The FBI released the gunman's name late Thursday as police in suburban Irvine, 56km southeast of the airport, searched his apartment. Police Lieutenant Sam Allevato said they were looking for his wife and two sons. Neighbors said the family had gone to Egypt for the summer.
Federal agents later arrived with a search warrant to examine the apartment, from which Hadayet ran his livery service, Five Star Limo. They carried away a computer, books, binders and boxes and bags of material.
Neighbors said Hadayet was quiet, but became incensed when an upstairs neighbor hung large American and Marine Corps flags from a balcony above his front door after Sept. 11. The flags remained there Thursday night.
That neighbor declined to talk to reporters, but another neighbor, Steve Thompson, said Hadayet "complained about it to the apartment manager. He thought it was being thrown in his face."
Hadayet, who also went by the last name Ali, had California driver's licenses listing two different birth dates -- April 7, 1961, and July 4, 1961 -- according to the FBI.

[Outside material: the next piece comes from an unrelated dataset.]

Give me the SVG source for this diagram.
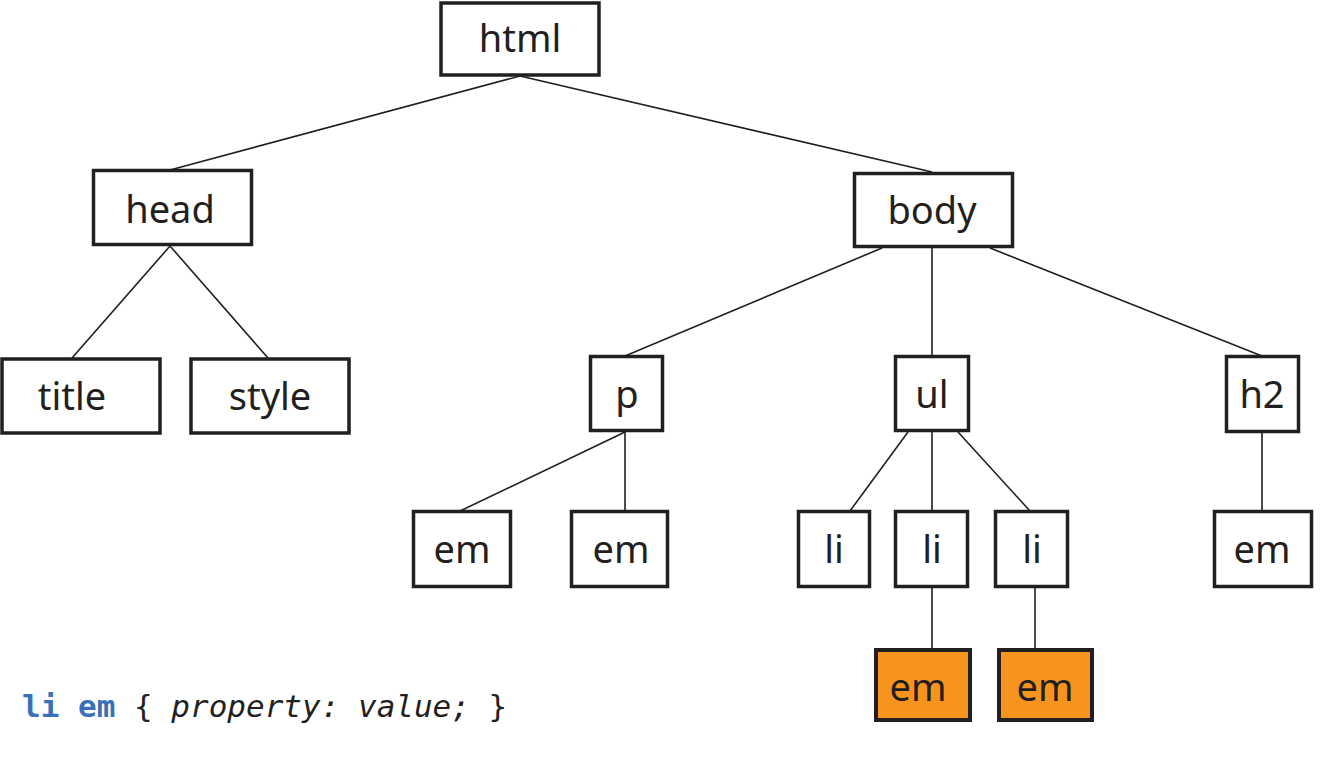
<svg xmlns="http://www.w3.org/2000/svg" width="1321" height="771" viewBox="0 0 1321 771">
<style>
.box{fill:#fff;stroke:#231f20;stroke-width:3.5}
.hl{fill:#f7941d;stroke:#231f20;stroke-width:4}
.lbl{font-family:"Source Sans Pro","Noto Sans","Open Sans",sans-serif;font-size:38px;fill:#231f20;text-anchor:middle}
.ln{stroke:#231f20;stroke-width:1.6;fill:none}
.code{font-family:"DejaVu Sans Mono","Liberation Mono",monospace;font-size:31px;fill:#231f20}
</style>
<rect width="1321" height="771" fill="#fff"/>
<g id="connectors">
<line class="ln" x1="520" y1="76" x2="170" y2="170"/>
<line class="ln" x1="520" y1="76" x2="932" y2="172"/>
<line class="ln" x1="170" y1="246" x2="72" y2="358"/>
<line class="ln" x1="170" y1="246" x2="268" y2="358"/>
<line class="ln" x1="882" y1="248" x2="625" y2="356"/>
<line class="ln" x1="932" y1="248" x2="932" y2="356"/>
<line class="ln" x1="990" y1="248" x2="1262" y2="356"/>
<line class="ln" x1="625" y1="432" x2="460" y2="511"/>
<line class="ln" x1="625" y1="432" x2="625" y2="511"/>
<line class="ln" x1="908" y1="432" x2="850" y2="511"/>
<line class="ln" x1="932" y1="432" x2="932" y2="511"/>
<line class="ln" x1="958" y1="432" x2="1030" y2="511"/>
<line class="ln" x1="1262" y1="432" x2="1262" y2="511"/>
<line class="ln" x1="932" y1="587" x2="932" y2="649"/>
<line class="ln" x1="1035" y1="587" x2="1035" y2="649"/>
</g>
<g id="html"><rect class="box" x="441" y="3" width="158" height="72"/><text class="lbl" x="520" y="52">html</text></g>
<g id="head"><rect class="box" x="93.5" y="170.5" width="158" height="74"/><text class="lbl" x="170" y="223">head</text></g>
<g id="body"><rect class="box" x="854.5" y="173.5" width="158" height="73"/><text class="lbl" x="932" y="224">body</text></g>
<g id="title"><rect class="box" x="2" y="359" width="158" height="74"/><text class="lbl" x="72" y="410">title</text></g>
<g id="style"><rect class="box" x="191" y="359" width="158" height="74"/><text class="lbl" x="270" y="410">style</text></g>
<g id="p"><rect class="box" x="590.5" y="356.5" width="72" height="74"/><text class="lbl" x="627" y="408">p</text></g>
<g id="ul"><rect class="box" x="895.5" y="356.5" width="73" height="74"/><text class="lbl" x="932" y="408">ul</text></g>
<g id="h2"><rect class="box" x="1226.5" y="356.5" width="72" height="75"/><text class="lbl" x="1262" y="408">h2</text></g>
<g id="em1"><rect class="box" x="413.5" y="511.5" width="97" height="75"/><text class="lbl" x="462" y="563">em</text></g>
<g id="em2"><rect class="box" x="571.5" y="511.5" width="96" height="75"/><text class="lbl" x="621" y="563">em</text></g>
<g id="li1"><rect class="box" x="798.5" y="511.5" width="71" height="75"/><text class="lbl" x="834" y="563">li</text></g>
<g id="li2"><rect class="box" x="895.5" y="511.5" width="72" height="75"/><text class="lbl" x="932" y="563">li</text></g>
<g id="li3"><rect class="box" x="995.5" y="511.5" width="72" height="75"/><text class="lbl" x="1032" y="563">li</text></g>
<g id="em3"><rect class="box" x="1214.5" y="511.5" width="97" height="75"/><text class="lbl" x="1262" y="563">em</text></g>
<g id="em4"><rect class="hl" x="876" y="650" width="94" height="70"/><text class="lbl" x="918" y="701">em</text></g>
<g id="em5"><rect class="hl" x="999" y="650" width="93" height="70"/><text class="lbl" x="1045" y="701">em</text></g>
<g id="code"><text class="code" x="22" y="717"><tspan font-weight="bold" fill="#3a70b8">li em</tspan> { <tspan font-style="italic">property: value;</tspan> }</text></g>
</svg>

The FBI also released a photograph of Hadayet that was taken for gun registrations.
The gunman carried a .45-caliber semi-automatic Glock pistol, a 9mm handgun and a 15cm knife, but had no identification, said Ron Iden, assistant director of the Los Angeles FBI office.
David Parkus heard five or six shots and turned from the Singapore Airlines counter to see the gunman wrestling with a guard. A second guard charged and shot the gunman, Parkus said. As the gunman collapsed, Parkus said, he saw a hunting knife fall to the floor.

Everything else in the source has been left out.